Since 1991, Joyce Jacques Singular, has worked closely with her husband on many of the true crime books. They both have an intense interest in the psychological aspects of murder and have unconventional views of spirituality.  Over time, this combination filtered into their work together. They've been intrigued with the place where darkness meets the light — and with looking at certain crimes not just from a legal, forensic or sociological point of view but from a spiritual angle as well. This is especially true when killers have committed acts of violence in the name of religion.

Since 1987, Singular has published 19 more non-fiction books that reflect a wide range of interest and diversity of styles.

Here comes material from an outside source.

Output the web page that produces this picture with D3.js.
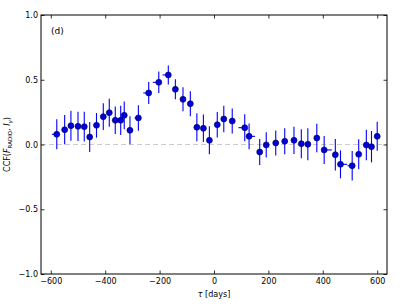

Twice a New York Times best selling author, he’s written three books about sports, including collaborations with NBA legend Kareem Abdul-Jabbar and controversial NFL superstar Terrell Owens, and biographies of Hollywood power players Michael Ovitz and David Geffen. True crime remained the focal point of his work, but he’d begun writing less about individual crimes and more about social crimes. His 1995 study of the O.J. Simpson case, Legacy of Deception, went beneath the media hysteria surrounding these murders and connected the violent bigotry of The Order with the racist corruption inside the Los Angeles Police Department. Singular’s 1999 book, Presumed Guilty: An Investigation into the JonBenet Ramsey Case, the Media, and the Culture of Pornography, performed a similar role for the infamous child killing in Boulder, Colorado. 

In 2001, Singular brought out The Uncivil War: The Rise of Hate, Violence, and Terrorism in America documenting the increasing dangers of the nation’s deepening cultural war. The book was published well before terrorism struck the United States on September 11, 2001, and the country had plunged into a bitterly divisive conflict in Iraq. The same themes the author had first uncovered in Talked to Death – Fundamentalist religion and intolerance, racism and violence – were re-examined in this book, but now the stakes were much higher and the stage was global. Singular was probing not just the violence itself, but its underlying emotional and spiritual causes. His 2006 book,Unholy Messenger: The Life & Crimes of the BTK Serial Killer, goes even deeper into the convergence of distorted religious beliefs and bloodshed.

In her work on the books, Joyce has attended legal proceedings, visited inmates in prison, interviewed witnesses, studied forensic data, and been involved in developing ideas for stories, photo selection, editing, creative suggestions, and re-writing. The use of both a male and female perspective has added a unique dimension to the true crimes books, three of which have been about women who committed murders. These include  A Killing in the Family which was an NBC-TV mini-series entitled Love, Lies, and MurderSweet Evil, about a young Colorado Springs wife and mother who killed another woman; and Charmed to Death, which became a FOX-TV movie titled “Legacy of Sin.”  In Anyone You Want Me to Be, the story of the Internet’s first known serial killer, Joyce was especially insightful in chronicling women who were drawn into online romances that ended with their deaths.